**TASK TO CARRY OUT**
Set the listing down unchanged, minus every embedded image.

**DATA LISTING**
** begin **
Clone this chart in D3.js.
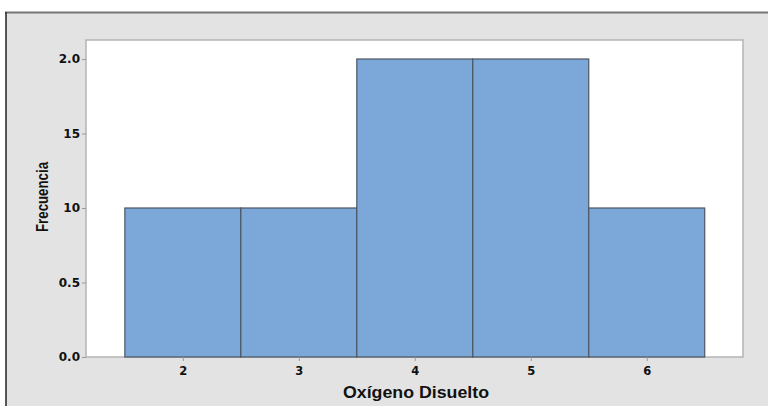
<!DOCTYPE html>
<html><head><meta charset="utf-8">
<script src="https://cdn.jsdelivr.net/npm/d3@7"></script>
<style>body{margin:0;background:#fff}svg{display:block}</style>
</head><body>
<svg id="c" width="768" height="406"></svg>
<script>
const binCenters = [2, 3, 4, 5, 6];
const frequencies = [1, 1, 2, 2, 1];
const xTicks = [2, 3, 4, 5, 6];
const yTicks = [0, 0.5, 1, 1.5, 2];
const yTickLabels = ["0.0", "0.5", "10", "15", "2.0"];
const xTitle = "Oxígeno Disuelto";
const yTitle = "Frecuencia";

const svg = d3.select("#c");
const L = 86, R = 743, T = 40, B = 357;

// panel
svg.append("rect").attr("x", 6).attr("y", 12).attr("width", 762).attr("height", 394).attr("fill", "#e3e3e3");
svg.append("line").attr("x1", 5).attr("x2", 768).attr("y1", 12.5).attr("y2", 12.5).attr("stroke", "#777").attr("stroke-width", 2);
svg.append("line").attr("x1", 6).attr("x2", 6).attr("y1", 12).attr("y2", 406).attr("stroke", "#222").attr("stroke-width", 1.5);

// plot area
svg.append("rect").attr("x", L).attr("y", T).attr("width", R - L).attr("height", B - T)
  .attr("fill", "#fff").attr("stroke", "#b5b5b5").attr("stroke-width", 1.5);

const x = d3.scaleLinear().domain([1.165, 6.83]).range([L, R]);
const y = d3.scaleLinear().domain([0, 2]).range([B, 59]);

svg.append("g").selectAll("rect").data(binCenters).join("rect")
  .attr("x", d => x(d - 0.5)).attr("width", d => x(d + 0.5) - x(d - 0.5))
  .attr("y", (d, i) => y(frequencies[i])).attr("height", (d, i) => y(0) - y(frequencies[i]))
  .attr("fill", "#7ba7d9").attr("stroke", "#4d5563").attr("stroke-width", 1.2);

const xAxis = d3.axisBottom(x).tickValues(xTicks).tickSize(4).tickPadding(6).tickFormat(d3.format("d"));
const gx = svg.append("g").attr("transform", `translate(0,${B})`).call(xAxis);
gx.select(".domain").remove();
gx.selectAll(".tick line").attr("stroke", "#999");
gx.selectAll(".tick text").attr("font-family", "DejaVu Sans").attr("font-weight", "bold").attr("font-size", 11.5).attr("fill", "#111");

const yAxis = d3.axisLeft(y).tickValues(yTicks).tickSize(4).tickPadding(2).tickFormat((d, i) => yTickLabels[i]);
const gy = svg.append("g").attr("transform", `translate(${L},0)`).call(yAxis);
gy.select(".domain").remove();
gy.selectAll(".tick line").attr("stroke", "#999");
gy.selectAll(".tick text").attr("font-family", "DejaVu Sans").attr("font-weight", "bold").attr("font-size", 12).attr("fill", "#111");

svg.append("text").attr("x", 416).attr("y", 398).attr("text-anchor", "middle")
  .attr("font-family", "Liberation Sans, Arial, sans-serif").attr("font-size", 16).attr("font-weight", "bold")
  .attr("textLength", 146).attr("lengthAdjust", "spacingAndGlyphs").attr("fill", "#111").text(xTitle);

svg.append("text").attr("transform", "translate(48,197) rotate(-90)").attr("text-anchor", "middle")
  .attr("font-family", "Liberation Sans, Arial, sans-serif").attr("font-size", 16).attr("font-weight", "bold")
  .attr("textLength", 70).attr("lengthAdjust", "spacingAndGlyphs").attr("fill", "#111").text(yTitle);
</script>
</body></html>
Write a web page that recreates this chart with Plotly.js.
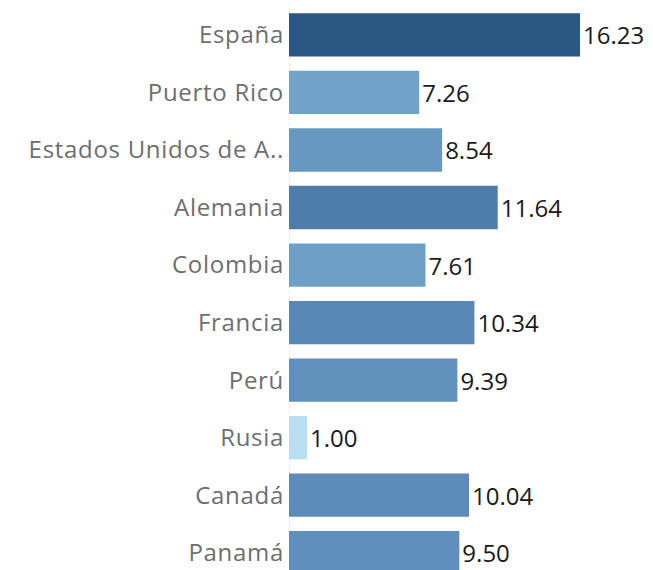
** end **
**RESULT**
Clone this chart in D3.js.
<!DOCTYPE html>
<html><head><meta charset="utf-8">
<script src="https://cdn.jsdelivr.net/npm/d3@7"></script>
<style>body{margin:0;background:#fff}svg{display:block}</style>
</head><body>
<svg id="c" width="768" height="406"></svg>
<script>
const binCenters = [2, 3, 4, 5, 6];
const frequencies = [1, 1, 2, 2, 1];
const xTicks = [2, 3, 4, 5, 6];
const yTicks = [0, 0.5, 1, 1.5, 2];
const yTickLabels = ["0.0", "0.5", "10", "15", "2.0"];
const xTitle = "Oxígeno Disuelto";
const yTitle = "Frecuencia";

const svg = d3.select("#c");
const L = 86, R = 743, T = 40, B = 357;

// panel
svg.append("rect").attr("x", 6).attr("y", 12).attr("width", 762).attr("height", 394).attr("fill", "#e3e3e3");
svg.append("line").attr("x1", 5).attr("x2", 768).attr("y1", 12.5).attr("y2", 12.5).attr("stroke", "#777").attr("stroke-width", 2);
svg.append("line").attr("x1", 6).attr("x2", 6).attr("y1", 12).attr("y2", 406).attr("stroke", "#222").attr("stroke-width", 1.5);

// plot area
svg.append("rect").attr("x", L).attr("y", T).attr("width", R - L).attr("height", B - T)
  .attr("fill", "#fff").attr("stroke", "#b5b5b5").attr("stroke-width", 1.5);

const x = d3.scaleLinear().domain([1.165, 6.83]).range([L, R]);
const y = d3.scaleLinear().domain([0, 2]).range([B, 59]);

svg.append("g").selectAll("rect").data(binCenters).join("rect")
  .attr("x", d => x(d - 0.5)).attr("width", d => x(d + 0.5) - x(d - 0.5))
  .attr("y", (d, i) => y(frequencies[i])).attr("height", (d, i) => y(0) - y(frequencies[i]))
  .attr("fill", "#7ba7d9").attr("stroke", "#4d5563").attr("stroke-width", 1.2);

const xAxis = d3.axisBottom(x).tickValues(xTicks).tickSize(4).tickPadding(6).tickFormat(d3.format("d"));
const gx = svg.append("g").attr("transform", `translate(0,${B})`).call(xAxis);
gx.select(".domain").remove();
gx.selectAll(".tick line").attr("stroke", "#999");
gx.selectAll(".tick text").attr("font-family", "DejaVu Sans").attr("font-weight", "bold").attr("font-size", 11.5).attr("fill", "#111");

const yAxis = d3.axisLeft(y).tickValues(yTicks).tickSize(4).tickPadding(2).tickFormat((d, i) => yTickLabels[i]);
const gy = svg.append("g").attr("transform", `translate(${L},0)`).call(yAxis);
gy.select(".domain").remove();
gy.selectAll(".tick line").attr("stroke", "#999");
gy.selectAll(".tick text").attr("font-family", "DejaVu Sans").attr("font-weight", "bold").attr("font-size", 12).attr("fill", "#111");

svg.append("text").attr("x", 416).attr("y", 398).attr("text-anchor", "middle")
  .attr("font-family", "Liberation Sans, Arial, sans-serif").attr("font-size", 16).attr("font-weight", "bold")
  .attr("textLength", 146).attr("lengthAdjust", "spacingAndGlyphs").attr("fill", "#111").text(xTitle);

svg.append("text").attr("transform", "translate(48,197) rotate(-90)").attr("text-anchor", "middle")
  .attr("font-family", "Liberation Sans, Arial, sans-serif").attr("font-size", 16).attr("font-weight", "bold")
  .attr("textLength", 70).attr("lengthAdjust", "spacingAndGlyphs").attr("fill", "#111").text(yTitle);
</script>
</body></html>
Write a web page that recreates this chart with Plotly.js.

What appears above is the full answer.